His two 40-minute daily shifts don't stop with getting the kids across the street, as Bleak said he'll throw himself in front of a car if he has to, to protect a child.

"Those kids are my primary responsibility," he said.

While he's never had to take such precautions, Bleak said persuading cars to slow down or stop is one of the hardest parts of his job. He waves to nearly every car that passes on 3200 West, to bring more awareness to himself and the School Zone crosswalk.

He's grateful for the latest upgrades to crossing guard protocol, including a new training DVD and handy quick reference guide. He said the things he teaches kids who walk to school and hopes will be remembered when they each become drivers themselves.

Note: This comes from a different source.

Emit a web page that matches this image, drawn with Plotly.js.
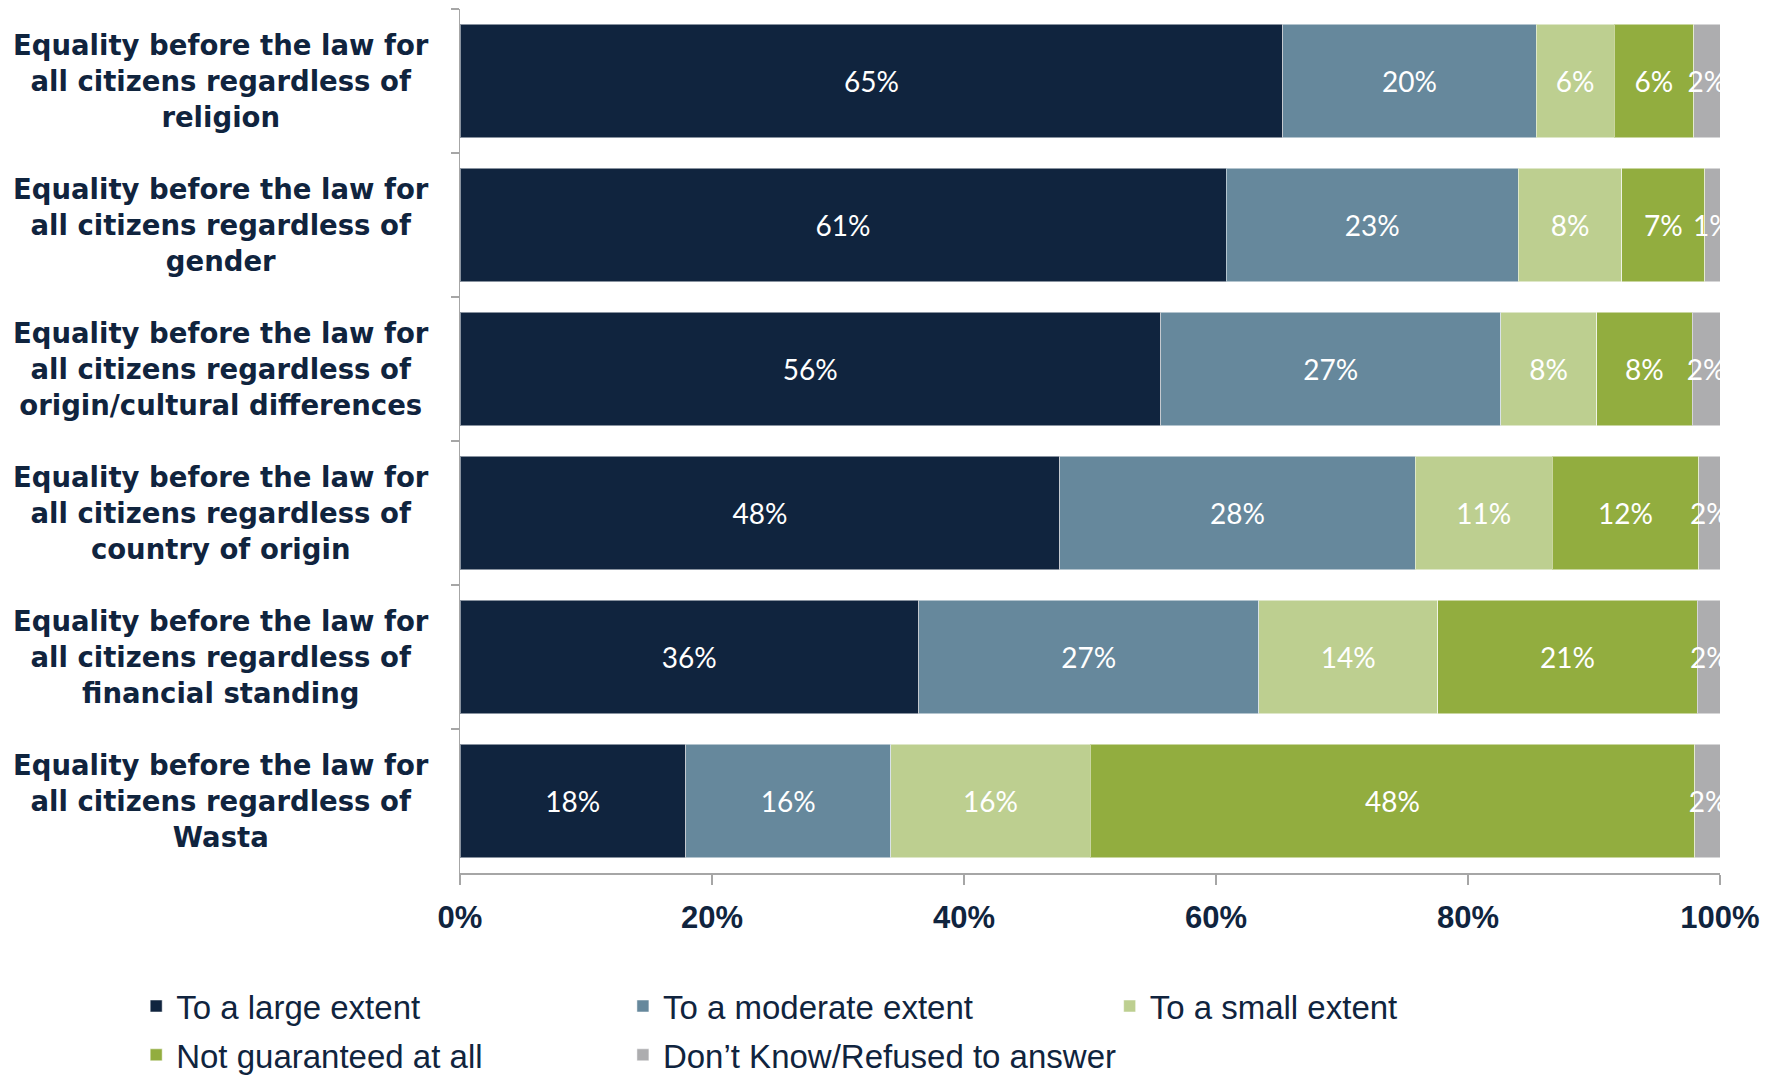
<!DOCTYPE html>
<html>
<head>
<meta charset="utf-8">
<script src="https://cdn.plot.ly/plotly-3.0.1.min.js"></script>
<style>
  html, body { margin: 0; padding: 0; background: #ffffff; }
  #chart { width: 1775px; height: 1077px; }
</style>
</head>
<body>
<div id="chart"></div>
<script>
// ---- Data ----
var categories = [
  "Equality before the law for<br>all citizens regardless of<br>religion",
  "Equality before the law for<br>all citizens regardless of<br>gender",
  "Equality before the law for<br>all citizens regardless of<br>origin/cultural differences",
  "Equality before the law for<br>all citizens regardless of<br>country of origin",
  "Equality before the law for<br>all citizens regardless of<br>financial standing",
  "Equality before the law for<br>all citizens regardless of<br>Wasta"
];
var seriesNames = [
  "To a large extent",
  "To a moderate extent",
  "To a small extent",
  "Not guaranteed at all",
  "Don\u2019t Know/Refused to answer"
];
var largeExtent    = [65.3, 60.8, 55.6, 47.6, 36.4, 17.9];
var moderateExtent = [20.1, 23.2, 27.0, 28.2, 27.0, 16.3];
var smallExtent    = [6.2,  8.2,  7.6,  10.9, 14.2, 15.8];
var notGuaranteed  = [6.3,  6.6,  7.6,  11.6, 20.6, 48.0];
var dontKnow       = [2.1,  1.2,  2.2,  1.7,  1.9,  2.1];
var xTickValues = [0, 20, 40, 60, 80, 100];
var xTickLabels = ["0%", "20%", "40%", "60%", "80%", "100%"];

var seriesValues = [largeExtent, moderateExtent, smallExtent, notGuaranteed, dontKnow];
var seriesColors = ["#10243E", "#66889C", "#BDCF90", "#92AD3F", "#ADADAF"];

// legend placement: one legend box per entry, laid out in a 3-column grid
var legendIds = ["legend", "legend2", "legend3", "legend4", "legend5"];
var legendCols = [-0.257, 0.1293, 0.5156];
var legendRows = [-0.154, -0.2105];

var navy = "#10243E";
var axisGrey = "#A6A6A6";

var traces = seriesNames.map(function (name, i) {
  return {
    type: "bar",
    orientation: "h",
    name: name,
    x: seriesValues[i],
    y: categories,
    legend: legendIds[i],
    marker: { color: seriesColors[i], line: { color: "rgba(255,255,255,0.5)", width: 1 } },
    texttemplate: "%{x:.0f}%",
    textposition: "inside",
    insidetextanchor: "middle",
    textangle: 0,
    cliponaxis: true,
    textfont: { family: "Lato, 'Open Sans', sans-serif", size: 28, color: "#ffffff" },
    hoverinfo: "x+name"
  };
});

var annotations = categories.map(function (c) {
  return {
    xref: "paper", yref: "y",
    x: -0.19, y: c,
    xanchor: "center", yanchor: "middle",
    align: "center",
    text: c,
    showarrow: false,
    font: { family: "'DejaVu Sans', Verdana, sans-serif", size: 27.5, color: navy, weight: "bold" }
  };
});

var legendFont = { family: "'Liberation Sans', Arial, sans-serif", size: 33, color: navy };

var layout = {
  width: 1775,
  height: 1077,
  paper_bgcolor: "#ffffff",
  plot_bgcolor: "#ffffff",
  margin: { l: 460, r: 55, t: 9, b: 204, autoexpand: false },
  barmode: "stack",
  bargap: 0.21,
  uniformtext: { mode: "show", minsize: 28 },
  showlegend: true,
  xaxis: {
    range: [0, 100],
    tickvals: xTickValues,
    ticktext: xTickLabels,
    ticks: "outside",
    ticklen: 10,
    tickcolor: axisGrey,
    tickwidth: 1.5,
    showline: true,
    linecolor: axisGrey,
    linewidth: 1.5,
    showgrid: false,
    zeroline: false,
    ticklabelstandoff: 6,
    tickfont: { family: "'Liberation Sans', Arial, sans-serif", size: 31, color: navy, weight: "bold" }
  },
  yaxis: {
    autorange: "reversed",
    showticklabels: false,
    ticks: "outside",
    tickson: "boundaries",
    ticklen: 8,
    tickcolor: axisGrey,
    tickwidth: 1.5,
    showline: true,
    linecolor: axisGrey,
    linewidth: 1.5,
    showgrid: false,
    zeroline: false
  },
  annotations: annotations
};

legendIds.forEach(function (id, i) {
  layout[id] = {
    orientation: "h",
    x: legendCols[i % 3], xanchor: "left",
    y: legendRows[Math.floor(i / 3)], yanchor: "middle",
    font: legendFont,
    bgcolor: "rgba(0,0,0,0)"
  };
});

Plotly.newPlot("chart", traces, layout, { displayModeBar: false, staticPlot: true });
</script>
</body>
</html>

Crossing guards are typically provided by a partnership between school districts and municipalities. But law enforcement, which fills in the gaps, wants each to be similarly trained and requested an updated program.

All crossing guards are required to complete some type of training, which includes a review of basic first-aid and CPR, as well as current city policies. The Utah Department of Transportation's Safe Routes to School program has also produced a new, updated 15-minute video that showcases the responsibilities and job duties of new crossing guards.

"What is more important than the safety of a child?" said Dale Ann Wright, a child safety official with West Valley City. While the state sets regulations on how many crossing guards are needed — based on the number of children who walk to school and the traffic volume in those areas — Wright said they are most important on streets without signs and/or traffic signals.

"Crossing guards don't have the authority to direct traffic," she said. "Their authority is the pedestrians. They need to know how to safely clear an intersection and create a safe environment for the children."

UDOT program coordinator Cherissa Wood said current and previous crossing guards helped to develop a more hands-on approach to the new training.

"It's all about incorporating safety as kids walk to school," she said, adding that the program is most effective when crossing guards are assisted by parents and motorists to help set an example for pedestrians.

"If we all obey the laws, things flow better," Bleak said.

While he hopes he's teaching them lifelong lessons, he said the kids "learn real quick they have to wait for me before they cross."